CTA 1’s MMA warp skips the K-loop and only consumes CLC responses.
Performance¶
2-CTA clusters double the effective tile size via distributed MMA, matching cuBLAS performance at ~1610 TFLOPS (~96% tensor core utilization). The complete source is at examples/blackwell_matmul/matmul_v6.py.

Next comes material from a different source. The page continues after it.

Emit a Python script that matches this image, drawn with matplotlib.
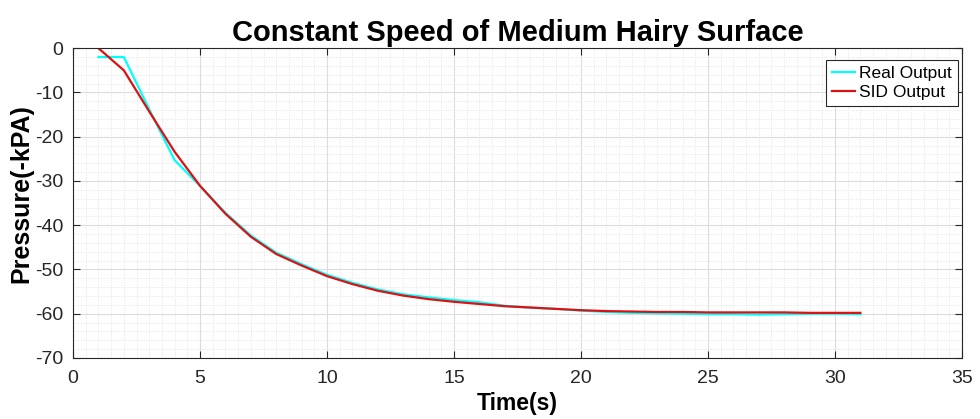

Blackwell matmul performance on B200 (M=N=K=8192, fp16). TFLOPS derived from NCU profiling. Peak TFLOPS estimated from cuBLAS tensor core utilization (96.6%).¶
What’s Next¶
V6 completes the tutorial series. Starting from a minimal single-warp kernel (V0), we progressively added TMA loads (V1), software pipelining (V2), warp specialization (V3), tile rasterization and a pipeline abstraction (V4), CLC persistent scheduling with a pipelined epilogue (V5), and finally 2-CTA clusters with distributed MMA (V6). Together, these optimizations bring the kernel to vendor-library-level performance on NVIDIA Blackwell GPUs.